Items from a dataset:
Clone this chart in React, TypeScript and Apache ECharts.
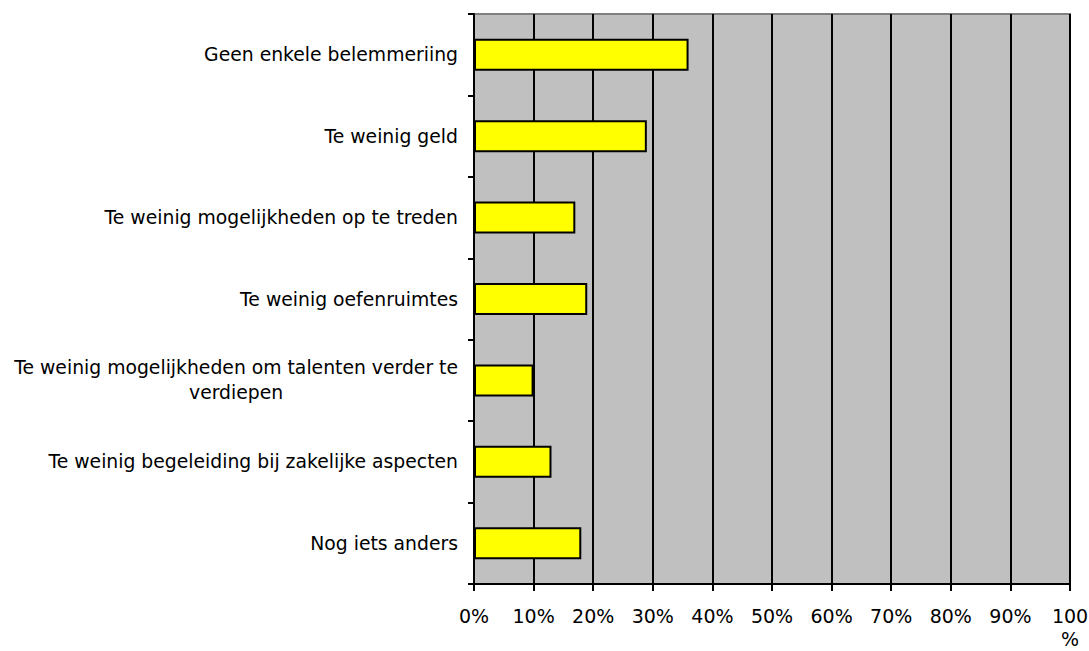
import React, { useEffect, useRef } from "react";
import * as echarts from "echarts";

const categories = [
  "Geen enkele belemmeriing",
  "Te weinig geld",
  "Te weinig mogelijkheden op te treden",
  "Te weinig oefenruimtes",
  "Te weinig mogelijkheden om talenten verder te\nverdiepen",
  "Te weinig begeleiding bij zakelijke aspecten",
  "Nog iets anders",
];
const values = [36, 29, 17, 19, 10, 13, 18];
const xTicks = [0, 10, 20, 30, 40, 50, 60, 70, 80, 90, 100];

const FONT = "DejaVu Sans";

export default function App() {
  const ref = useRef<HTMLDivElement>(null);
  useEffect(() => {
    if (!ref.current) return;
    const chart = echarts.init(ref.current, null, { renderer: "svg" });
    chart.setOption({
      animation: false,
      grid: {
        left: 474,
        right: 19,
        top: 14,
        bottom: 67,
        containLabel: false,
        outerBoundsMode: "none",
        show: true,
        backgroundColor: "#c0c0c0",
        borderColor: "#808080",
        borderWidth: 2,
      },
      xAxis: {
        type: "value",
        min: xTicks[0],
        max: xTicks[xTicks.length - 1],
        interval: 10,
        axisLine: { show: true, lineStyle: { color: "#000", width: 2 } },
        axisTick: { show: true, length: 7, lineStyle: { color: "#000", width: 2 } },
        splitLine: { show: true, lineStyle: { color: "#000", width: 2 } },
        axisLabel: {
          margin: 20,
          color: "#000",
          fontFamily: FONT,
          fontSize: 19,
          lineHeight: 23,
          formatter: (v: number) => (v === 100 ? "100\n%" : v + "%"),
        },
      },
      yAxis: {
        type: "category",
        inverse: true,
        data: categories,
        axisLine: { show: true, lineStyle: { color: "#000", width: 2 } },
        axisTick: { show: true, length: 6, lineStyle: { color: "#000", width: 2 } },
        splitLine: { show: false },
        axisLabel: {
          margin: 16,
          color: "#000",
          fontFamily: FONT,
          fontSize: 18.8,
          lineHeight: 25,
          formatter: (v: string) => {
            if (v.indexOf("\n") >= 0) {
              return v
                .split("\n")
                .map((s) => "{c|" + s + "}")
                .join("\n");
            }
            return v;
          },
          rich: {
            c: {
              align: "center",
              fontFamily: FONT,
              fontSize: 18.8,
              lineHeight: 25,
              color: "#000",
            },
          },
        },
      },
      series: [
        {
          type: "bar",
          data: values,
          barWidth: 32,
          itemStyle: { color: "#ffff00", borderColor: "#000", borderWidth: 2 },
        },
      ],
    });
    return () => chart.dispose();
  }, []);
  return <div ref={ref} style={{ width: 1089, height: 651, position: "absolute", left: 0, top: 0 }} />;
}
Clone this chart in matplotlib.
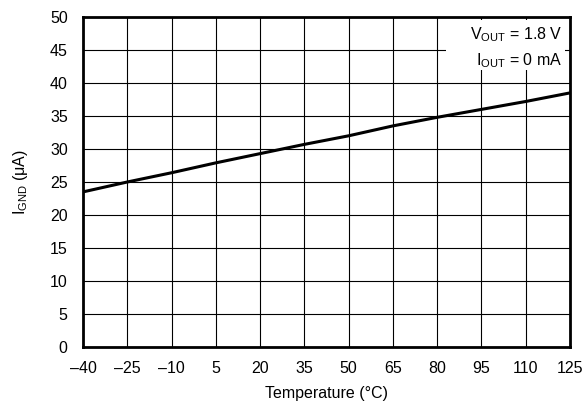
import matplotlib
matplotlib.use("Agg")
import matplotlib.pyplot as plt
from matplotlib.patches import Rectangle

plt.rcParams['font.family'] = ['Liberation Sans', 'DejaVu Sans']
plt.rcParams['mathtext.fontset'] = 'custom'
plt.rcParams['mathtext.rm'] = 'Liberation Sans'
plt.rcParams['mathtext.it'] = 'Liberation Sans'

temps = [-40, -25, -10, 5, 20, 35, 50, 65, 80, 95, 110, 125]
ignd = [23.5, 25.0, 26.4, 27.9, 29.3, 30.7, 32.0, 33.5, 34.8, 36.0, 37.2, 38.5]
xticks = [-40, -25, -10, 5, 20, 35, 50, 65, 80, 95, 110, 125]
yticks = [0, 5, 10, 15, 20, 25, 30, 35, 40, 45, 50]

fs = 11.5
fig = plt.figure(figsize=(5.84, 4.09), dpi=100)
ax = fig.add_axes([83/584, 1-347/409, (570-83)/584, (347-17)/409])
ax.plot(temps, ignd, color='black', lw=2.2, zorder=3)
ax.set_xlim(-40, 125)
ax.set_ylim(0, 50)
ax.set_xticks(xticks)
ax.set_xticklabels([str(t).replace('-', '\u2013') for t in xticks])
ax.set_yticks(yticks)
ax.grid(True, color='black', lw=0.8)
ax.tick_params(axis='x', length=0, labelsize=fs, pad=10)
ax.tick_params(axis='y', length=0, labelsize=fs, pad=11)
for s in ax.spines.values():
    s.set_linewidth(2)
    s.set_zorder(6)
ax.set_xlabel('Temperature (°C)', fontsize=fs, labelpad=7)
ax.set_ylabel(r'I$_{\mathrm{GND}}$ (μA)', fontsize=fs, labelpad=14)
ax.add_patch(Rectangle((0.745, 0.84), 0.245, 0.152, transform=ax.transAxes,
                       facecolor='white', edgecolor='none', zorder=4))
ax.text(0.984, 0.975, 'V$_{\\mathrm{OUT}}$ = 1.8 V\nI$_{\\mathrm{OUT}}$ = 0 mA',
        transform=ax.transAxes, ha='right', va='top', fontsize=fs,
        multialignment='right', linespacing=1.5, zorder=5)
fig.savefig('out.png', dpi=100)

(Work to be completed): Transcribe every record above exactly as written, leaving out any pictures.

(Result below):
Clone this chart in React, TypeScript and Apache ECharts.
import React, { useEffect, useRef } from "react";
import * as echarts from "echarts";

const categories = [
  "Geen enkele belemmeriing",
  "Te weinig geld",
  "Te weinig mogelijkheden op te treden",
  "Te weinig oefenruimtes",
  "Te weinig mogelijkheden om talenten verder te\nverdiepen",
  "Te weinig begeleiding bij zakelijke aspecten",
  "Nog iets anders",
];
const values = [36, 29, 17, 19, 10, 13, 18];
const xTicks = [0, 10, 20, 30, 40, 50, 60, 70, 80, 90, 100];

const FONT = "DejaVu Sans";

export default function App() {
  const ref = useRef<HTMLDivElement>(null);
  useEffect(() => {
    if (!ref.current) return;
    const chart = echarts.init(ref.current, null, { renderer: "svg" });
    chart.setOption({
      animation: false,
      grid: {
        left: 474,
        right: 19,
        top: 14,
        bottom: 67,
        containLabel: false,
        outerBoundsMode: "none",
        show: true,
        backgroundColor: "#c0c0c0",
        borderColor: "#808080",
        borderWidth: 2,
      },
      xAxis: {
        type: "value",
        min: xTicks[0],
        max: xTicks[xTicks.length - 1],
        interval: 10,
        axisLine: { show: true, lineStyle: { color: "#000", width: 2 } },
        axisTick: { show: true, length: 7, lineStyle: { color: "#000", width: 2 } },
        splitLine: { show: true, lineStyle: { color: "#000", width: 2 } },
        axisLabel: {
          margin: 20,
          color: "#000",
          fontFamily: FONT,
          fontSize: 19,
          lineHeight: 23,
          formatter: (v: number) => (v === 100 ? "100\n%" : v + "%"),
        },
      },
      yAxis: {
        type: "category",
        inverse: true,
        data: categories,
        axisLine: { show: true, lineStyle: { color: "#000", width: 2 } },
        axisTick: { show: true, length: 6, lineStyle: { color: "#000", width: 2 } },
        splitLine: { show: false },
        axisLabel: {
          margin: 16,
          color: "#000",
          fontFamily: FONT,
          fontSize: 18.8,
          lineHeight: 25,
          formatter: (v: string) => {
            if (v.indexOf("\n") >= 0) {
              return v
                .split("\n")
                .map((s) => "{c|" + s + "}")
                .join("\n");
            }
            return v;
          },
          rich: {
            c: {
              align: "center",
              fontFamily: FONT,
              fontSize: 18.8,
              lineHeight: 25,
              color: "#000",
            },
          },
        },
      },
      series: [
        {
          type: "bar",
          data: values,
          barWidth: 32,
          itemStyle: { color: "#ffff00", borderColor: "#000", borderWidth: 2 },
        },
      ],
    });
    return () => chart.dispose();
  }, []);
  return <div ref={ref} style={{ width: 1089, height: 651, position: "absolute", left: 0, top: 0 }} />;
}
Clone this chart in matplotlib.
import matplotlib
matplotlib.use("Agg")
import matplotlib.pyplot as plt
from matplotlib.patches import Rectangle

plt.rcParams['font.family'] = ['Liberation Sans', 'DejaVu Sans']
plt.rcParams['mathtext.fontset'] = 'custom'
plt.rcParams['mathtext.rm'] = 'Liberation Sans'
plt.rcParams['mathtext.it'] = 'Liberation Sans'

temps = [-40, -25, -10, 5, 20, 35, 50, 65, 80, 95, 110, 125]
ignd = [23.5, 25.0, 26.4, 27.9, 29.3, 30.7, 32.0, 33.5, 34.8, 36.0, 37.2, 38.5]
xticks = [-40, -25, -10, 5, 20, 35, 50, 65, 80, 95, 110, 125]
yticks = [0, 5, 10, 15, 20, 25, 30, 35, 40, 45, 50]

fs = 11.5
fig = plt.figure(figsize=(5.84, 4.09), dpi=100)
ax = fig.add_axes([83/584, 1-347/409, (570-83)/584, (347-17)/409])
ax.plot(temps, ignd, color='black', lw=2.2, zorder=3)
ax.set_xlim(-40, 125)
ax.set_ylim(0, 50)
ax.set_xticks(xticks)
ax.set_xticklabels([str(t).replace('-', '\u2013') for t in xticks])
ax.set_yticks(yticks)
ax.grid(True, color='black', lw=0.8)
ax.tick_params(axis='x', length=0, labelsize=fs, pad=10)
ax.tick_params(axis='y', length=0, labelsize=fs, pad=11)
for s in ax.spines.values():
    s.set_linewidth(2)
    s.set_zorder(6)
ax.set_xlabel('Temperature (°C)', fontsize=fs, labelpad=7)
ax.set_ylabel(r'I$_{\mathrm{GND}}$ (μA)', fontsize=fs, labelpad=14)
ax.add_patch(Rectangle((0.745, 0.84), 0.245, 0.152, transform=ax.transAxes,
                       facecolor='white', edgecolor='none', zorder=4))
ax.text(0.984, 0.975, 'V$_{\\mathrm{OUT}}$ = 1.8 V\nI$_{\\mathrm{OUT}}$ = 0 mA',
        transform=ax.transAxes, ha='right', va='top', fontsize=fs,
        multialignment='right', linespacing=1.5, zorder=5)
fig.savefig('out.png', dpi=100)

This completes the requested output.